As Congress president

  • In February 1938 Bose had taken over as president of the Congress and the next two years would be defining in creating his political profile as a Congressman and in drawing the rift with Gandhi and Nehru.
  • At the Haripura session of the Congress, Bose made his presidential address, which is known to be the lengthiest and most important speech he ever made to the party.
  • He made it clear that he stood for unqualified Swaraj.
  • However, it needs to be noted that nowhere in the speech did Bose suggest any criticism or deviation from Gandhi’s methods.

Resignation from INC

  • On April 29, 1939 Bose resigned from his post as president of the Congress Party.
  • In a statement to the press, he mentioned the efforts he had made to find a common ground with Gandhi.
  • These having failed, he felt his presidency may be a sort of obstacle or handicap in the path of the Congress as it sought to reconcile its two wings.

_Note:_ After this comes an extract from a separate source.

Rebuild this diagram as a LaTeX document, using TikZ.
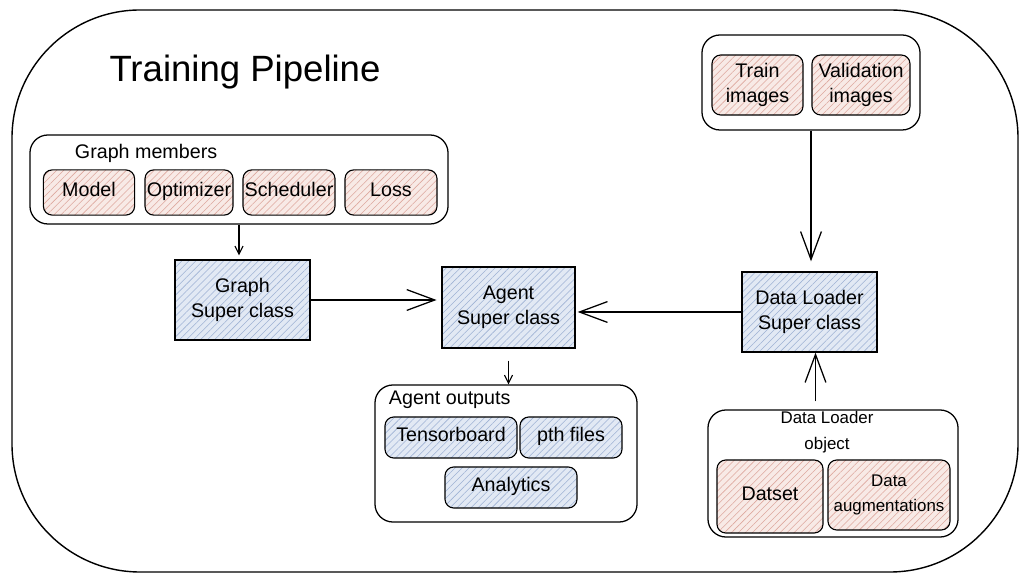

Life after leaving Congress

(A) World War II

  • In September 1939 German tanks invaded Poland, marking the beginning of the Second World War.
  • The war was to have a most significant impact in the history of modern India.
  • Bose was a special invitee in the three-day meeting of the Congress Working Committee from September 9 to decide India’s position on the war.
  • For Bose, the war served as a golden opportunity for India to launch a civil disobedience movement in order to win independence.
  • For Bose the stance taken by the resolution to support British was completely unacceptable.
  • Nehru had nothing but hatred towards Fascism and Nazism and sought for some concessions from the British government to fight Mussolini and Hitler.

(B) Escape to Germany

  • Bose organized mass protests in Calcutta for the removal of the Holwell monument that stood in Dalhousie Square as a memorial to those who died in the Black Hole of Calcutta.
  • He was arrested by the British government for the protests, but was released soon after he went into a seven-day hunger strike.
  • Bose’s arrest and the subsequent release set the scene for him to escape to Germany via Afghanistan and the Soviet Union.

After Netaji’s demise ( rather disappearance)

  • It is also worth noting that at the end of the Second World War, Nehru put on his barrister’s gown and joined the defense team for the INA prisoners at the time of the Red Fort trials.
  • In the several speeches of Nehru after Bose’s death, the former referred to Netaji in the most affectionate way.
  • In August 1947, in his first speech from the ramparts of the Red Fort, Nehru mentioned only two people by name and were Gandhi and Bose. It was quite a warm reference.